Stored items
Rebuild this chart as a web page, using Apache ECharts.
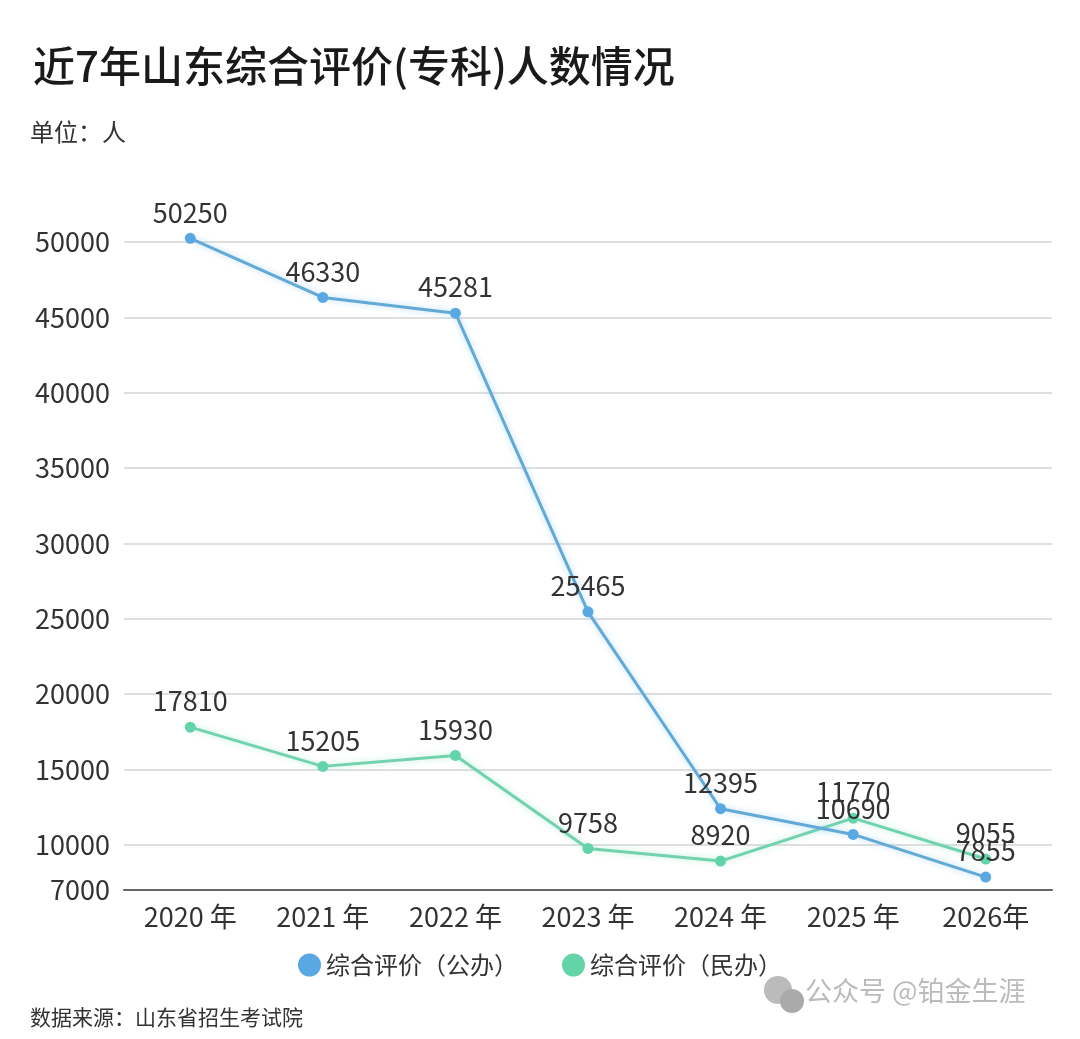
<!DOCTYPE html>
<html lang="zh">
<head>
<meta charset="UTF-8">
<script src="https://cdn.jsdelivr.net/npm/echarts@6/dist/echarts.min.js"></script>
<style>
  html, body { margin: 0; padding: 0; background: #fff; }
  #main { width: 1080px; height: 1039px; }
</style>
</head>
<body>
<div id="main"></div>
<script>
// data
var years = ['2020 年', '2021 年', '2022 年', '2023 年', '2024 年', '2025 年', '2026年'];
var publicCount = [50250, 46330, 45281, 25465, 12395, 10690, 7855];
var privateCount = [17810, 15205, 15930, 9758, 8920, 11770, 9055];
var yTicks = [7000, 10000, 15000, 20000, 25000, 30000, 35000, 40000, 45000, 50000];

var font = '"Noto Sans CJK SC", "Noto Sans", sans-serif';
var chart = echarts.init(document.getElementById('main'));

var option = {
    backgroundColor: '#fff',
    textStyle: { fontFamily: font },
    title: {
        text: '近7年山东综合评价(专科)人数情况',
        left: 28,
        top: 40,
        textStyle: { fontSize: 42, fontWeight: 500, color: '#1a1a1a', fontFamily: font }
    },
    graphic: [
        { type: 'text', left: 30, top: 120, style: { text: '单位：人', fontSize: 24, fill: '#333', fontFamily: font } },
        { type: 'text', left: 30, top: 1007, style: { text: '数据来源：山东省招生考试院', fontSize: 21, fill: '#333', fontFamily: font } },
        { type: 'text', left: 805, top: 977, style: { text: '公众号 @铂金生涯', fontSize: 27, fill: '#bbb', fontFamily: font } },
        { type: 'circle', shape: { cx: 778, cy: 990, r: 14 }, style: { fill: '#bbb' } },
        { type: 'circle', shape: { cx: 792, cy: 1001, r: 12 }, style: { fill: '#aaa' } }
    ],
    legend: {
        top: 948,
        left: 'center',
        itemGap: 44,
        itemWidth: 23,
        itemHeight: 23,
        icon: 'circle',
        textStyle: { fontSize: 24, color: '#333', fontFamily: font },
        data: ['综合评价（公办）', '综合评价（民办）']
    },
    grid: { left: 124, right: 28, top: 212, bottom: 149, containLabel: false },
    xAxis: {
        type: 'category',
        data: years,
        boundaryGap: true,
        axisLine: { lineStyle: { color: '#666', width: 2 } },
        axisTick: { alignWithLabel: true, length: 7, lineStyle: { color: '#555', width: 2 } },
        axisLabel: { fontSize: 27, color: '#333', margin: 13, fontFamily: font }
    },
    yAxis: {
        type: 'value',
        min: 7000,
        max: 52000,
        axisLine: { show: false },
        axisTick: { show: false, customValues: yTicks },
        axisLabel: {
            fontSize: 27, color: '#333', margin: 14, customValues: yTicks, fontFamily: font,
            formatter: function (v) { return String(v); }
        },
        splitLine: { lineStyle: { color: '#d4d4d4', width: 1.5 } }
    },
    series: [
        {
            name: '综合评价（公办）',
            type: 'line',
            data: publicCount,
            symbol: 'circle',
            symbolSize: 11,
            itemStyle: { color: '#5aa8e2' },
            lineStyle: { color: '#62a9d6', width: 3, shadowColor: 'rgba(130,200,240,0.6)', shadowBlur: 6 },
            label: { show: true, position: 'top', distance: 7, fontSize: 27, color: '#333', fontFamily: font },
            z: 3
        },
        {
            name: '综合评价（民办）',
            type: 'line',
            data: privateCount,
            symbol: 'circle',
            symbolSize: 11,
            itemStyle: { color: '#63d3a8' },
            lineStyle: { color: '#72d2ae', width: 3, shadowColor: 'rgba(140,230,190,0.6)', shadowBlur: 6 },
            label: { show: true, position: 'top', distance: 7, fontSize: 27, color: '#333', fontFamily: font },
            z: 2
        }
    ]
};

chart.setOption(option);
</script>
</body>
</html>
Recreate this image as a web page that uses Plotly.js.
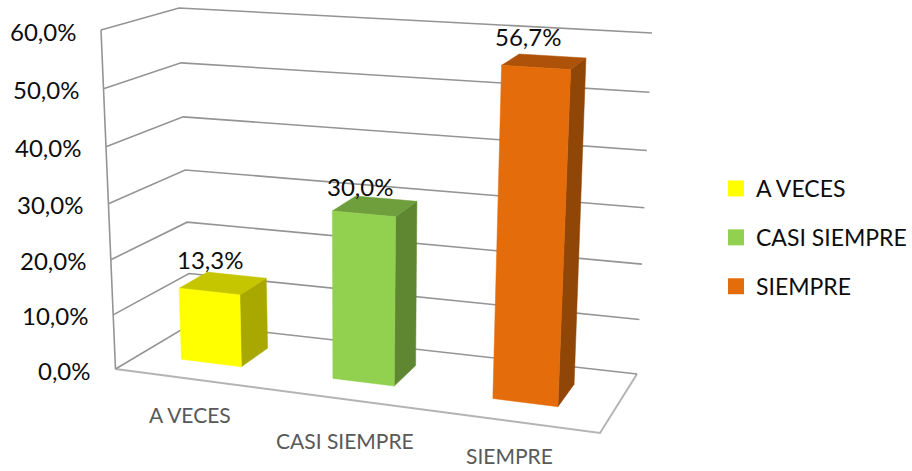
<!DOCTYPE html>
<html><head><meta charset="utf-8">
<script src="https://cdn.plot.ly/plotly-3.0.1.min.js"></script>
<style>html,body{margin:0;padding:0;background:#fff}#c{width:912px;height:471px}</style>
</head><body><div id="c"></div>
<script>
const categories = ["A VECES", "CASI SIEMPRE", "SIEMPRE"];
const values = [13.3, 30.0, 56.7];
const valueLabels = ["13,3%", "30,0%", "56,7%"];
const tickValues = [0, 10, 20, 30, 40, 50, 60];
const tickLabels = ["0,0%", "10,0%", "20,0%", "30,0%", "40,0%", "50,0%", "60,0%"];

const frontColors = ["#FFFF00", "#92D050", "#E46C0A"];
const topColors = ["#C6C600", "#6F9E3D", "#AD5208"];
const sideColors = ["#A8A800", "#5F8731", "#8F4606"];
const barU = [[0.087, 0.214], [0.408, 0.538], [0.747, 0.885]];
const barV = [0.33, 0.72];
const catDx = [2, 0, -1], catDy = [36, 41, 34];
const valDy = [-18, -15, -21];

// perspective frame of the 3D box (pixel corners of floor and of the 60% plane)
const floorQ = {fl:[115.5,369], fr:[600,433], bl:[191,324], br:[637,374]};
const topQ = {fl:[101,30], fr:[618,62], bl:[179,8], br:[652,33]};
const MAXV = 60;
const lerp = (a,b,t)=>a+(b-a)*t;
function bil(q,u,v,i){return lerp(lerp(q.fl[i],q.fr[i],u),lerp(q.bl[i],q.br[i],u),v);}
function P(u,v,h){let t=h/MAXV;t=t-0.05*t*(1-t);return [lerp(bil(floorQ,u,v,0),bil(topQ,u,v,0),t),lerp(bil(floorQ,u,v,1),bil(topQ,u,v,1),t)];}
function line(pts,color,width){return {type:"scatter",mode:"lines",x:pts.map(p=>p[0]),y:pts.map(p=>p[1]),line:{color:color,width:width},showlegend:false,hoverinfo:"skip"};}
function face(pts,color){const c=pts.concat([pts[0]]);return {type:"scatter",mode:"lines",x:c.map(p=>p[0]),y:c.map(p=>p[1]),fill:"toself",fillcolor:color,line:{color:color,width:0.5},showlegend:false,hoverinfo:"skip"};}

const traces=[];
traces.push(line([P(0,0,0),P(1,0,0),P(1,1,0)],"#b4b4b4",2));
tickValues.forEach(h=>{
  traces.push(line([P(0,0,h),P(0,1,h),P(1,1,h)],"#949494",1.6));
});
traces.push(line([P(0,0,0),P(0,0,MAXV)],"#949494",1.6));
values.forEach((val,i)=>{
  const [u0,u1]=barU[i],[v0,v1]=barV;
  traces.push(face([P(u1,v0,0),P(u1,v1,0),P(u1,v1,val),P(u1,v0,val)],sideColors[i]));
  traces.push(face([P(u0,v0,val),P(u1,v0,val),P(u1,v1,val),P(u0,v1,val)],topColors[i]));
  traces.push(face([P(u0,v0,0),P(u1,v0,0),P(u1,v0,val),P(u0,v0,val)],frontColors[i]));
});
categories.forEach((c,i)=>{
  traces.push({type:"scatter",mode:"markers",x:[-50],y:[-50],name:c,legendgroup:c,
    marker:{symbol:"square",size:16,color:frontColors[i]},hoverinfo:"skip"});
});

const FONT="Lato, 'Open Sans', sans-serif";
const annotations=[];
tickValues.forEach((h,i)=>{
  const p=P(0,0,h);
  annotations.push({x:p[0]-23,y:p[1]+1,text:tickLabels[i],xanchor:"right",yanchor:"middle",showarrow:false,font:{family:FONT,size:24,color:"#0d0d0d"},xref:"x",yref:"y"});
});
values.forEach((val,i)=>{
  const u=(barU[i][0]+barU[i][1])/2;
  const p=P(u,0.66,val);
  annotations.push({x:p[0]-22.5,y:p[1]+valDy[i],text:valueLabels[i],xanchor:"center",yanchor:"middle",showarrow:false,font:{family:FONT,size:24,color:"#0d0d0d"},xref:"x",yref:"y"});
});
categories.forEach((c,i)=>{
  const u=(barU[i][0]+barU[i][1])/2;
  const p=P(u,0,0);
  annotations.push({x:p[0]+catDx[i],y:p[1]+catDy[i],text:c,xanchor:"center",yanchor:"middle",showarrow:false,font:{family:FONT,size:21,color:"#595959"},xref:"x",yref:"y"});
});

Plotly.newPlot("c",traces,{
  width:912,height:471,margin:{l:0,r:0,t:0,b:0},paper_bgcolor:"#fff",plot_bgcolor:"#fff",
  xaxis:{range:[0,912],visible:false,fixedrange:true},
  yaxis:{range:[471,0],visible:false,fixedrange:true},
  showlegend:true,
  legend:{x:716/912,y:1-167/471,xanchor:"left",yanchor:"top",font:{family:FONT,size:23,color:"#0d0d0d"},tracegroupgap:16,bgcolor:"rgba(0,0,0,0)",traceorder:"grouped"},
  annotations:annotations
},{displayModeBar:false,staticPlot:true});
</script></body></html>
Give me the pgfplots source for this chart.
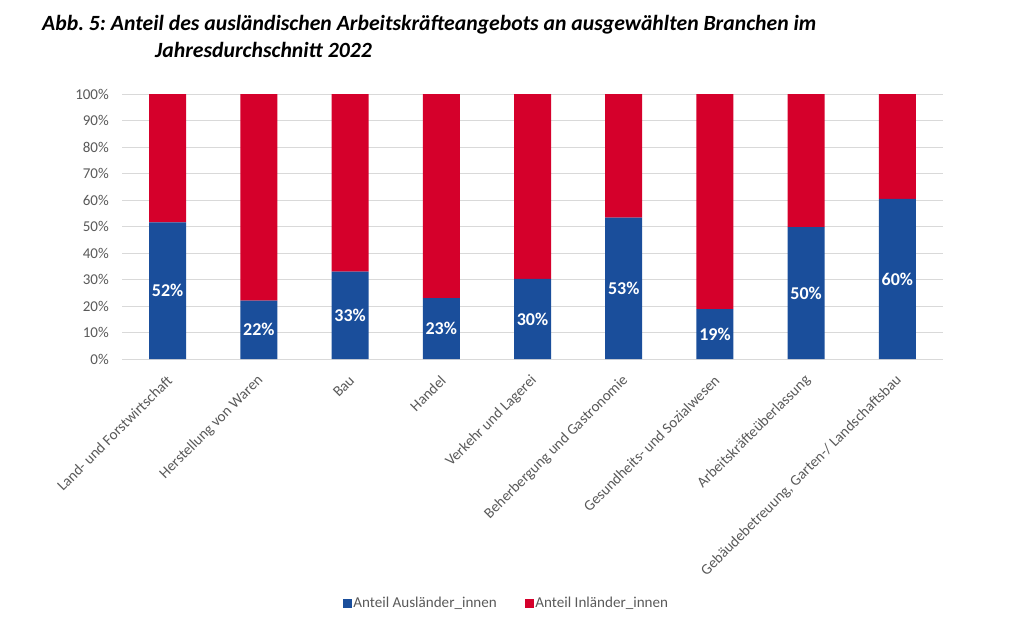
\documentclass[border=0pt]{standalone}
\usepackage{fontspec}
\setmainfont{Carlito}
\usepackage{pgfplots}
\pgfplotsset{compat=1.18}
\definecolor{cblue}{HTML}{1A4E9B}
\definecolor{cred}{HTML}{D5002B}
\definecolor{cgrid}{HTML}{D9D9D9}
\definecolor{ctext}{HTML}{595959}
\frenchspacing
\begin{document}
\begin{tikzpicture}[x=1pt,y=1pt]
\path[use as bounding box] (0pt,0pt) rectangle (1024pt,-633pt);
\node[anchor=base west, inner sep=0pt, font=\fontsize{21.7}{24}\selectfont\bfseries\itshape] at (42pt,-30pt) {Abb. 5: Anteil des ausländischen Arbeitskräfteangebots an ausgewählten Branchen im};
\node[anchor=base west, inner sep=0pt, font=\fontsize{21.7}{24}\selectfont\bfseries\itshape] at (155pt,-57pt) {Jahresdurchschnitt 2022};
\begin{axis}[
  at={(122pt,-359pt)}, anchor=south west,
  scale only axis, width=821pt, height=265pt,
  xmin=-0.5, xmax=8.5, ymin=0, ymax=100,
  ybar stacked, bar width=37pt,
  axis line style={draw=none},
  major tick length=0pt,
  ymajorgrids, grid style={cgrid, line width=1pt},
  ytick={0,10,...,100},
  yticklabel={\pgfmathprintnumber{\tick}\%},
  /pgf/number format/assume math mode=true,
  yticklabel style={anchor=east, inner sep=0pt, xshift=-13pt},
  xtick={0,...,8},
  xticklabels={Land- und Forstwirtschaft, Herstellung von Waren, Bau, Handel, Verkehr und Lagerei, Beherbergung und Gastronomie, Gesundheits- und Sozialwesen, Arbeitskräfteüberlassung, {Gebäudebetreuung, Garten-/ Landschaftsbau}},
  xticklabel style={xshift=2pt, yshift=-19pt, rotate=45, anchor=east, inner sep=0pt, font=\fontsize{15}{18}\selectfont},
  tick label style={font=\fontsize{15}{18}\selectfont, text=ctext},
  legend image code/.code={\fill[#1] (0pt,-4.5pt) rectangle (9pt,4.5pt);},
  legend style={draw=none, fill=none, at={(0.468,-0.921)}, anchor=center,
    legend columns=2, font=\fontsize{15.1}{18}\selectfont, text=ctext,
    /tikz/every even column/.append style={column sep=26pt},
    nodes={inner sep=1.8pt}},
]
\addplot[fill=cblue, draw=none,
  nodes near coords={\pgfmathprintnumber[fixed,precision=0]{\pgfplotspointmeta}\%},
  every node near coord/.append style={anchor=center, text=white, font=\fontsize{18}{20}\selectfont\bfseries},
] coordinates {(0,51.6) (1,22) (2,33) (3,23) (4,30.2) (5,53.4) (6,18.8) (7,49.8) (8,60.4)};
\addlegendentry{Anteil Ausländer\_innen}
\addplot[fill=cred, draw=none] coordinates {(0,48.4) (1,78) (2,67) (3,77) (4,69.8) (5,46.6) (6,81.2) (7,50.2) (8,39.6)};
\addlegendentry{Anteil Inländer\_innen}
\end{axis}
\end{tikzpicture}
\end{document}
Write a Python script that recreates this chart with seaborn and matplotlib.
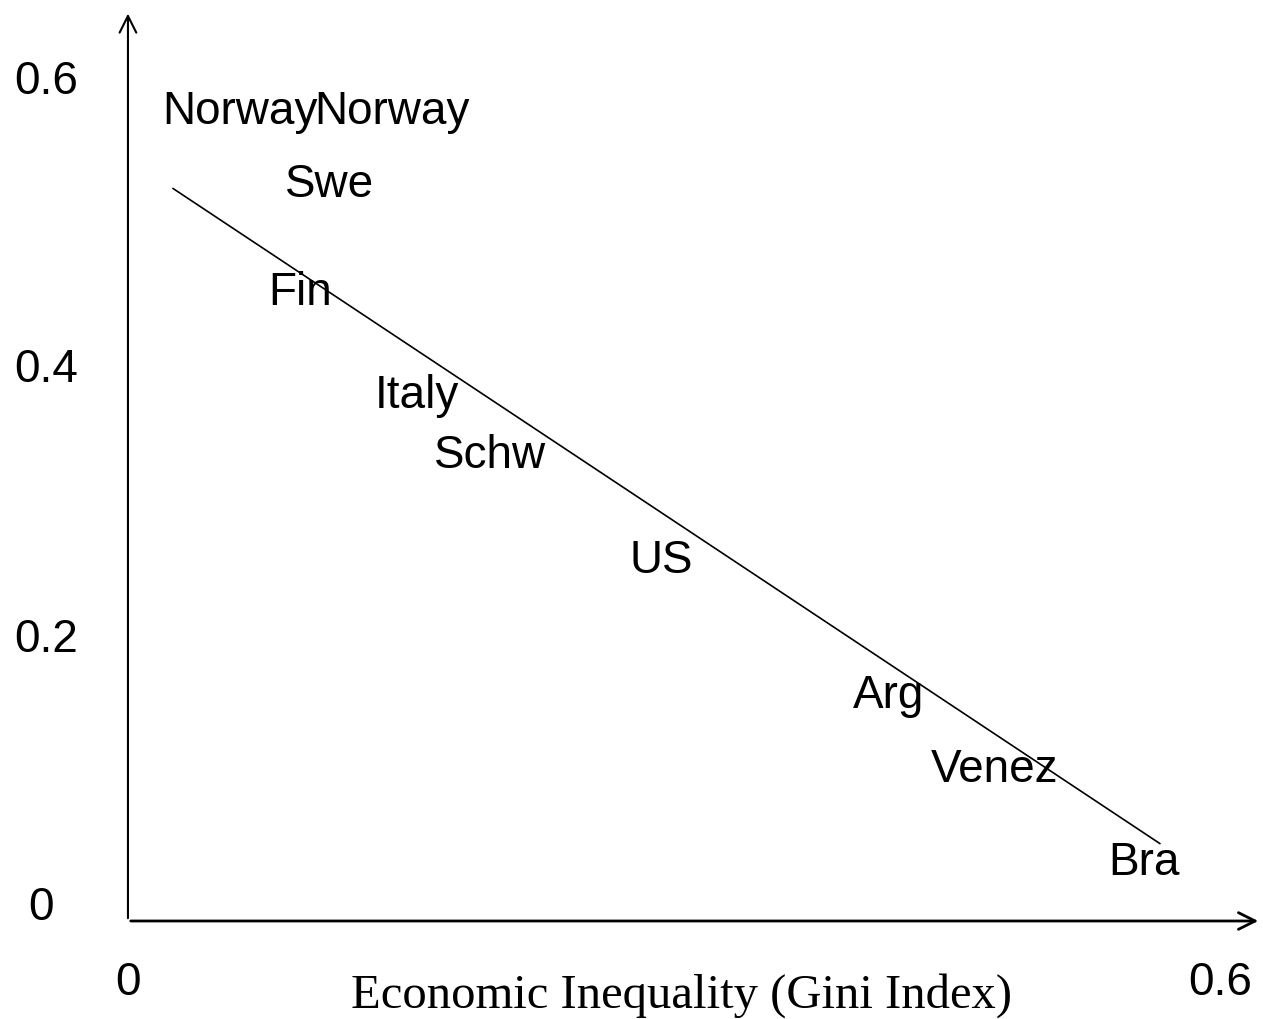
import numpy as np
import matplotlib
matplotlib.use("Agg")
import matplotlib.pyplot as plt
import seaborn as sns

# label positions (gini, y-value)
countries = ["Norway", "Norway", "Swe", "Fin", "Italy", "Schw", "US", "Arg", "Venez", "Bra"]
gini = [0.0615, 0.145, 0.111, 0.0945, 0.159, 0.199, 0.293, 0.418, 0.476, 0.558]
yval = [0.578, 0.578, 0.525, 0.447, 0.372, 0.328, 0.252, 0.154, 0.100, 0.033]

# fitted trend line end points
line_x = [0.0247, 0.567]
line_y = [0.522, 0.046]

ytick_vals = [0.6, 0.4, 0.2, 0]
ytick_pos = [0.600, 0.391, 0.195, 0.0]
xtick_vals = [0, 0.6]

sns.set_style("white")
plt.rcParams['font.family'] = ['Liberation Sans', 'DejaVu Sans']
plt.rcParams['text.color'] = 'black'

fig = plt.figure(figsize=(12.63, 10.2), dpi=100)
ax = fig.add_axes([0, 0, 1, 1])
ax.set_xlim(-0.0703, 0.6236)
ax.set_ylim(-0.0814, 0.6596)
ax.axis('off')

sns.lineplot(x=line_x, y=line_y, ax=ax, color='black', linewidth=1.2)

for name, x, y in zip(countries, gini, yval):
    ax.text(x, y, name, fontsize=33, ha='center', va='center', color='black')

# axes drawn as arrows
ax.annotate('', xy=(0.6225, -0.0102), xytext=(0, -0.0102),
            arrowprops=dict(arrowstyle='->', color='black', lw=2, mutation_scale=30))
ax.annotate('', xy=(0, 0.651), xytext=(0, -0.0102),
            arrowprops=dict(arrowstyle='->', color='black', lw=1.5, mutation_scale=30))

ypx = [-0.045, -0.045, -0.045, -0.048]
for v, p, xp in zip(ytick_vals, ytick_pos, ypx):
    ax.text(xp, p, str(v), fontsize=33, ha='center', va='center', color='black')
for v in xtick_vals:
    ax.text(v, -0.0544, str(v), fontsize=33, ha='center', va='center', color='black')

ax.text(0.304, -0.0635, 'Economic Inequality (Gini Index)', fontsize=35,
        ha='center', va='center', family=['Liberation Serif'], color='black')

fig.savefig('out.png', dpi=100)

#### [What this task involves]
Begin at the first line of the records and please reproduce every line exactly through the one containing "var chart = echarts.init(document.getElementById('main'));", leaving all pictures out.

#### [In response]
Rebuild this chart as a web page, using Apache ECharts.
<!DOCTYPE html>
<html lang="zh">
<head>
<meta charset="UTF-8">
<script src="https://cdn.jsdelivr.net/npm/echarts@6/dist/echarts.min.js"></script>
<style>
  html, body { margin: 0; padding: 0; background: #fff; }
  #main { width: 1080px; height: 1039px; }
</style>
</head>
<body>
<div id="main"></div>
<script>
// data
var years = ['2020 年', '2021 年', '2022 年', '2023 年', '2024 年', '2025 年', '2026年'];
var publicCount = [50250, 46330, 45281, 25465, 12395, 10690, 7855];
var privateCount = [17810, 15205, 15930, 9758, 8920, 11770, 9055];
var yTicks = [7000, 10000, 15000, 20000, 25000, 30000, 35000, 40000, 45000, 50000];

var font = '"Noto Sans CJK SC", "Noto Sans", sans-serif';
var chart = echarts.init(document.getElementById('main'));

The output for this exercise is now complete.